Extract the lines that carry the string "screenshot" from the listing.

Rows from a dataset of charts and code:

^^^^^^^^

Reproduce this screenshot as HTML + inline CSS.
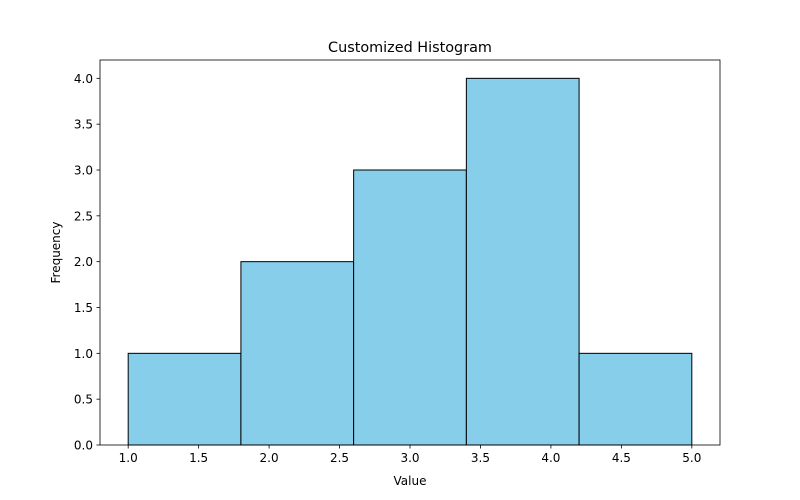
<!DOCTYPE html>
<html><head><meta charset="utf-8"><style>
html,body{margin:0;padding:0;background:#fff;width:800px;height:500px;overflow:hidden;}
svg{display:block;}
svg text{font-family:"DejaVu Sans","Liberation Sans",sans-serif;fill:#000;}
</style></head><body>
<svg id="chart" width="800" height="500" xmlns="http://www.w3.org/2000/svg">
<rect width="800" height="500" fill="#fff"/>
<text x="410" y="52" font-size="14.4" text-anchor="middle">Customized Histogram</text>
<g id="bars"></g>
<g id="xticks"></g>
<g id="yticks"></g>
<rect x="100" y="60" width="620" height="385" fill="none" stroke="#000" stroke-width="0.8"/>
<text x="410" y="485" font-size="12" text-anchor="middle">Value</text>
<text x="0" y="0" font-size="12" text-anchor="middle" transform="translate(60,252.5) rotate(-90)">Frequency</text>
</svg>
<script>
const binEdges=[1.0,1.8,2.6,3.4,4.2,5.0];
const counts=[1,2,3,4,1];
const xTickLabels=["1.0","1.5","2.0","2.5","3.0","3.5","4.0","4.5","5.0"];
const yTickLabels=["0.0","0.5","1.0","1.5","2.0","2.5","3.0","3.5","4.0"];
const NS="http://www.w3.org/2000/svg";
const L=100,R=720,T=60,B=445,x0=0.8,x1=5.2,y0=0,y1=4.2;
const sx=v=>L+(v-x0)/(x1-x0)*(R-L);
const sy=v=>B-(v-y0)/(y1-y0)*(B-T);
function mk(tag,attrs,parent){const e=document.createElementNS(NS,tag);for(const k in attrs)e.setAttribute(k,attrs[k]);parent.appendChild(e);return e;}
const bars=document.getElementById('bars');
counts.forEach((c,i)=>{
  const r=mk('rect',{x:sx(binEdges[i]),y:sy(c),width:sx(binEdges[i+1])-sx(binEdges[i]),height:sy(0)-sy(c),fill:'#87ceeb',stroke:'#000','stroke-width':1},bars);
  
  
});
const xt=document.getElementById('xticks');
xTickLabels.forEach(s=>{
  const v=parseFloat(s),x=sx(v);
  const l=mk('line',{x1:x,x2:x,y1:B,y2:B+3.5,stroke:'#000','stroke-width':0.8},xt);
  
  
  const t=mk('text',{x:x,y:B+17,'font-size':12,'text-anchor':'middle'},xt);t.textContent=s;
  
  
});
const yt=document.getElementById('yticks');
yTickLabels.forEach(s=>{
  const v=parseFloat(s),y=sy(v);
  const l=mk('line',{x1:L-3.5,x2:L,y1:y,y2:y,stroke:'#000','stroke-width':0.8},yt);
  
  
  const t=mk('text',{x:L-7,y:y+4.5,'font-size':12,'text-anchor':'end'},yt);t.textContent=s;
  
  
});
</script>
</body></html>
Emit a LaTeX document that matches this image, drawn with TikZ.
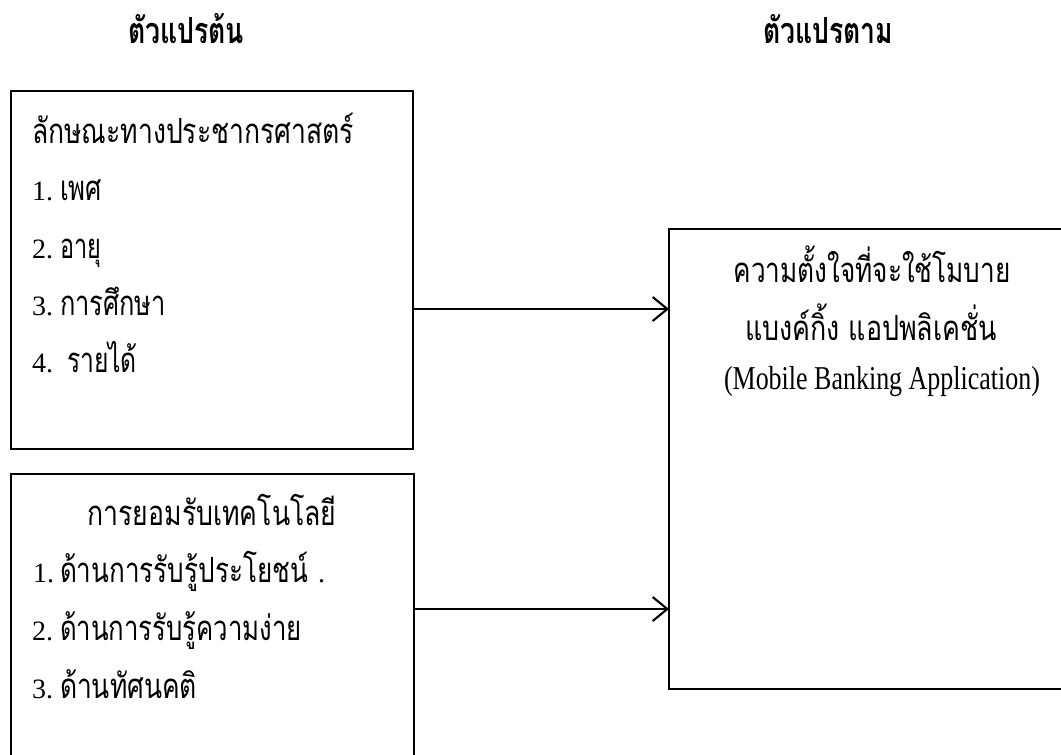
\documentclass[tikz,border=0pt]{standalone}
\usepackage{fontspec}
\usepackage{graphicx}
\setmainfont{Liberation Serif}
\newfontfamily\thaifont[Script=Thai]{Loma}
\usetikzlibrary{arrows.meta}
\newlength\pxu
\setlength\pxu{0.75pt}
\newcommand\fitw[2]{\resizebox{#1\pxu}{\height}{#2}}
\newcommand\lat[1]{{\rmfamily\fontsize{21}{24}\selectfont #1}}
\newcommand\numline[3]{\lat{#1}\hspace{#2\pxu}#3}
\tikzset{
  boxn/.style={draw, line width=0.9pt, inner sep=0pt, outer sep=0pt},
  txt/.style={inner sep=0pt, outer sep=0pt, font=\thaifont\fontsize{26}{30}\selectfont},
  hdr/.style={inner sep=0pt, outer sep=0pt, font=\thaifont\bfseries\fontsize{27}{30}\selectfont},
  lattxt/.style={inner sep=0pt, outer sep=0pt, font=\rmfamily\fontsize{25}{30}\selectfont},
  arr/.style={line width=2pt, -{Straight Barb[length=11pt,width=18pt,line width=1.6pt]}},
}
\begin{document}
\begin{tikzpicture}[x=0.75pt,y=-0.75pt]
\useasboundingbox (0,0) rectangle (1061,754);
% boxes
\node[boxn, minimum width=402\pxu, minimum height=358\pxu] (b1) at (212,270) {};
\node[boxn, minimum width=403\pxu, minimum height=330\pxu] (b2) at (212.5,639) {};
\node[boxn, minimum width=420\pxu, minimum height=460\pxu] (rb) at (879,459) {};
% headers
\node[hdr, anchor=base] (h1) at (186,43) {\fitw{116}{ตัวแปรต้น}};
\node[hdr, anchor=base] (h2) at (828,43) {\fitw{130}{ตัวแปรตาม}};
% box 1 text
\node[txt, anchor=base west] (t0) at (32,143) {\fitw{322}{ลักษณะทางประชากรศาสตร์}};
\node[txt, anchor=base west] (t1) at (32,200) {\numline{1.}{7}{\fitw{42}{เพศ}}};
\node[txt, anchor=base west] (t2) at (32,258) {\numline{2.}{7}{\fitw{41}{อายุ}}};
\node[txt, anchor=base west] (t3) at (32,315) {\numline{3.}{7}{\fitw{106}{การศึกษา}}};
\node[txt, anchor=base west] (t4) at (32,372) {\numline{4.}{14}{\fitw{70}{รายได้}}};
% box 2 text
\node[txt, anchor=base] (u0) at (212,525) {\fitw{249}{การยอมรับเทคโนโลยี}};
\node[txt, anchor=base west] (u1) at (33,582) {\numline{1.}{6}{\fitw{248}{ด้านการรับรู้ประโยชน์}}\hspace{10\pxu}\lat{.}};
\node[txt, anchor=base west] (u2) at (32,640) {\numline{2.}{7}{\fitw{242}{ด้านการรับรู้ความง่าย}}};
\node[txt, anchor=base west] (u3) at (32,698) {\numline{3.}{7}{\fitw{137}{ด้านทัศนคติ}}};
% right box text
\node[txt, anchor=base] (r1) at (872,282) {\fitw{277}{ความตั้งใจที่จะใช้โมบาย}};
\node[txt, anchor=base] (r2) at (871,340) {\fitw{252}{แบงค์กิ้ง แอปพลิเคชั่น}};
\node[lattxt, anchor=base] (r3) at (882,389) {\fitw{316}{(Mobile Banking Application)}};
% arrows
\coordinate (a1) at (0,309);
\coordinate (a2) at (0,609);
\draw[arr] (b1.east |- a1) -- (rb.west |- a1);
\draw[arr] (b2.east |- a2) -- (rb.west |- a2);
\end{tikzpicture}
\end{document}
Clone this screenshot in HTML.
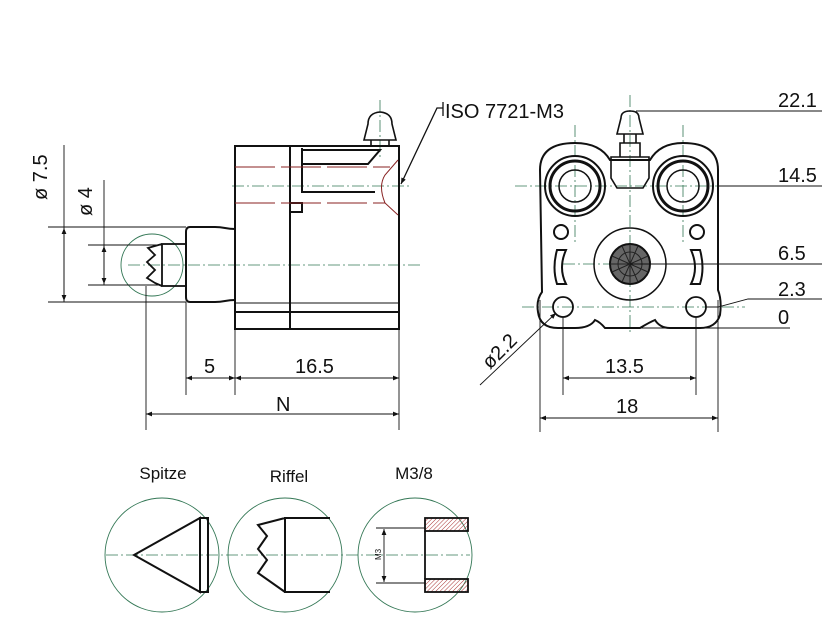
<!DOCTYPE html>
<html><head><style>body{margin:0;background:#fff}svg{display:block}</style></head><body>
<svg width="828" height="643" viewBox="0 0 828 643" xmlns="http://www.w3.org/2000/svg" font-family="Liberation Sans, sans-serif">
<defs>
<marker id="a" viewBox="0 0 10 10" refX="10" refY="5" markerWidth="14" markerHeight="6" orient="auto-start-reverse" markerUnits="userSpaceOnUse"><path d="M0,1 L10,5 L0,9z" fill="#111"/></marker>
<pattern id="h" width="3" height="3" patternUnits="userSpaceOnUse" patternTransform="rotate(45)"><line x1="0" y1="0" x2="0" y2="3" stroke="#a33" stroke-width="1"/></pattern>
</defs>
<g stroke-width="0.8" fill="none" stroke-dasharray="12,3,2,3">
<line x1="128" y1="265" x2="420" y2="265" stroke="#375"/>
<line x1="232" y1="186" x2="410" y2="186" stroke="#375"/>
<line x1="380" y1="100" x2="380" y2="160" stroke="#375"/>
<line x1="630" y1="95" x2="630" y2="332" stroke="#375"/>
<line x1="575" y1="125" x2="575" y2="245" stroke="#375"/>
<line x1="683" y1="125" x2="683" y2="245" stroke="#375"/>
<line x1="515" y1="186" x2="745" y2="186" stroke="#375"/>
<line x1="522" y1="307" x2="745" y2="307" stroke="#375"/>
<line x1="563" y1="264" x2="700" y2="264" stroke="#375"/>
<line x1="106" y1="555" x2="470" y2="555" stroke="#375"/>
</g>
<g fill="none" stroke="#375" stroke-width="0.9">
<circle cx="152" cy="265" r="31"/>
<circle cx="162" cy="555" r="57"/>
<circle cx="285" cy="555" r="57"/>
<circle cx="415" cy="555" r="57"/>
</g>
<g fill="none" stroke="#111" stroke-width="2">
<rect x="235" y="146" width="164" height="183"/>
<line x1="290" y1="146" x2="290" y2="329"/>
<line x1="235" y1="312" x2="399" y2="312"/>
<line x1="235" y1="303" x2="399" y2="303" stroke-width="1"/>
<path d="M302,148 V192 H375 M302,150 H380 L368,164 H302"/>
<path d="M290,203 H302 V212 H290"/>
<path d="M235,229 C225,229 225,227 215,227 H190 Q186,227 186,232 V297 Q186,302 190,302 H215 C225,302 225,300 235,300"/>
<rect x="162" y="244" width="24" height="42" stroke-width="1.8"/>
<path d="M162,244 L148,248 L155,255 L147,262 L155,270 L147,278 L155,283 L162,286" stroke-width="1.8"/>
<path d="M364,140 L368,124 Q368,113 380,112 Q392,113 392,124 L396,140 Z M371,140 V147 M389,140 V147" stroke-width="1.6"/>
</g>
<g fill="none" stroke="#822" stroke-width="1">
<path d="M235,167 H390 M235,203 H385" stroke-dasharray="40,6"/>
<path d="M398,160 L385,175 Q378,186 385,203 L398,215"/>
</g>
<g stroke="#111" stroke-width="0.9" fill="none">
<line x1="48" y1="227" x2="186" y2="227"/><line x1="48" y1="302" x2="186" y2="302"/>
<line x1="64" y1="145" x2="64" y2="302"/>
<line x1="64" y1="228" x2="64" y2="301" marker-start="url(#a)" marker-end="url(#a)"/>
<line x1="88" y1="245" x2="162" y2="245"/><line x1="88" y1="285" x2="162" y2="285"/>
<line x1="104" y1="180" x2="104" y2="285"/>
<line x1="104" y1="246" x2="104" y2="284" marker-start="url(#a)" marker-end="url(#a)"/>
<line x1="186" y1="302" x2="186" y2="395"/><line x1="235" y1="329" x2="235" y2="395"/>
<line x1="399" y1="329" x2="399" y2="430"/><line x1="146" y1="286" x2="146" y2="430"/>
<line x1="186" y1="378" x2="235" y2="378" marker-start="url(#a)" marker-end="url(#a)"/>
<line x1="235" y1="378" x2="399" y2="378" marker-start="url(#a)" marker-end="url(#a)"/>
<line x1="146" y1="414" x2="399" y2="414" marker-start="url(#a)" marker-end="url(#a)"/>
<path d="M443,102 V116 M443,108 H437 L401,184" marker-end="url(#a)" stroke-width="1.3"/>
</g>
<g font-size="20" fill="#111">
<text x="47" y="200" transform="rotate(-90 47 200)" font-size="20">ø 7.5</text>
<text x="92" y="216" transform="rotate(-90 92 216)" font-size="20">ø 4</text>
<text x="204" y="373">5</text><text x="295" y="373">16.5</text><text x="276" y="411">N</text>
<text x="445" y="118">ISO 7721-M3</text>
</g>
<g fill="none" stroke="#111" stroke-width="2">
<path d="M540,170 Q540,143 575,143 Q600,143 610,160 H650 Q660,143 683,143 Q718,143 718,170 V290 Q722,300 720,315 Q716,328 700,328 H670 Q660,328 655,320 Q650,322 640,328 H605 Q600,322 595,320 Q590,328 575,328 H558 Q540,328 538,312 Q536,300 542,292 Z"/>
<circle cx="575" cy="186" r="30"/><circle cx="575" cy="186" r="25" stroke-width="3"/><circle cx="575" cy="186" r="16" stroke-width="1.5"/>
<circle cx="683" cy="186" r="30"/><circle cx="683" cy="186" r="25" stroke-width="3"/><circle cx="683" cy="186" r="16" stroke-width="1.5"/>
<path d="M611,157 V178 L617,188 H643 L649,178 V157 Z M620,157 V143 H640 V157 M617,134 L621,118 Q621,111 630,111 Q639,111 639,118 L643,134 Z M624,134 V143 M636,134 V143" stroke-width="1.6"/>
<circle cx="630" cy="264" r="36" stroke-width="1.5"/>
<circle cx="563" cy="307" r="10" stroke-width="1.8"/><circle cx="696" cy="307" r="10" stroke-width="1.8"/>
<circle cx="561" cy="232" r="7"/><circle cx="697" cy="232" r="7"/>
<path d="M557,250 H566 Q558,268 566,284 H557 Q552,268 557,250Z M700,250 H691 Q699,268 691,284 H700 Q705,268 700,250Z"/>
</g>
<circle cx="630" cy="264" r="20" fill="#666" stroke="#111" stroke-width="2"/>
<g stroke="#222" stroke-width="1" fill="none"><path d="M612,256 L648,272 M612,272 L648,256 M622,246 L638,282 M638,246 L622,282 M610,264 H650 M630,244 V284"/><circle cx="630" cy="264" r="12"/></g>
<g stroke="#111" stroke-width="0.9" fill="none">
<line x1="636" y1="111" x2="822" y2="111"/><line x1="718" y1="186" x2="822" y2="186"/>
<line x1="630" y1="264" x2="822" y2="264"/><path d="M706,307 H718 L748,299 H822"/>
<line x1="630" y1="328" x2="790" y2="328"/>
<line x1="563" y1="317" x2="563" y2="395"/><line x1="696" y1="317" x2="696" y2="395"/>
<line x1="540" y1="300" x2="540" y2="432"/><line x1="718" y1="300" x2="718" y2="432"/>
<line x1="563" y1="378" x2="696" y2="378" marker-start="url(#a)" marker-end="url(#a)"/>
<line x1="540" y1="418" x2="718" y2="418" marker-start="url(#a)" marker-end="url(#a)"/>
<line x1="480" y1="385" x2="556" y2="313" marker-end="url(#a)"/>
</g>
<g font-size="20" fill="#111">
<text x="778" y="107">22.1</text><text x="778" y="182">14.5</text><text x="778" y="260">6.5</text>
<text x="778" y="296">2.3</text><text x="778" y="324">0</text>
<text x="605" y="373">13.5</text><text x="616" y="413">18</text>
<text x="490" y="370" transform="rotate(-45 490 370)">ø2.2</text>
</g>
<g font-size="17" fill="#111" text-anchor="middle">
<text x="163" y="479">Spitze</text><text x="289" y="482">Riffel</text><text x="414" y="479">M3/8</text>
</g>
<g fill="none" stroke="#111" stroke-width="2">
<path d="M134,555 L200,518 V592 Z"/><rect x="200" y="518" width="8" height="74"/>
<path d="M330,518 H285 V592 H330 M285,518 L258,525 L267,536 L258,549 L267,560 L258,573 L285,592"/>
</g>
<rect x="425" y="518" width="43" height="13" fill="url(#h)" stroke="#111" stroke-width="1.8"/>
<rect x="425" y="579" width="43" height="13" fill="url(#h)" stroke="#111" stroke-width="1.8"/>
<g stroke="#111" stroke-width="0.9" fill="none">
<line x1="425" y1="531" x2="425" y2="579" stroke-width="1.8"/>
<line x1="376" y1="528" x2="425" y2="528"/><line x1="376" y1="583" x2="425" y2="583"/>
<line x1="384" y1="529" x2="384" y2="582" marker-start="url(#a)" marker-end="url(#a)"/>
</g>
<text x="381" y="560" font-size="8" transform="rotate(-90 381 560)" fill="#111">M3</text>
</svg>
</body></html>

^^^^^^^^

Solution for this exercise |
Reproduce this screenshot as HTML + inline CSS.
Clone this screenshot in HTML.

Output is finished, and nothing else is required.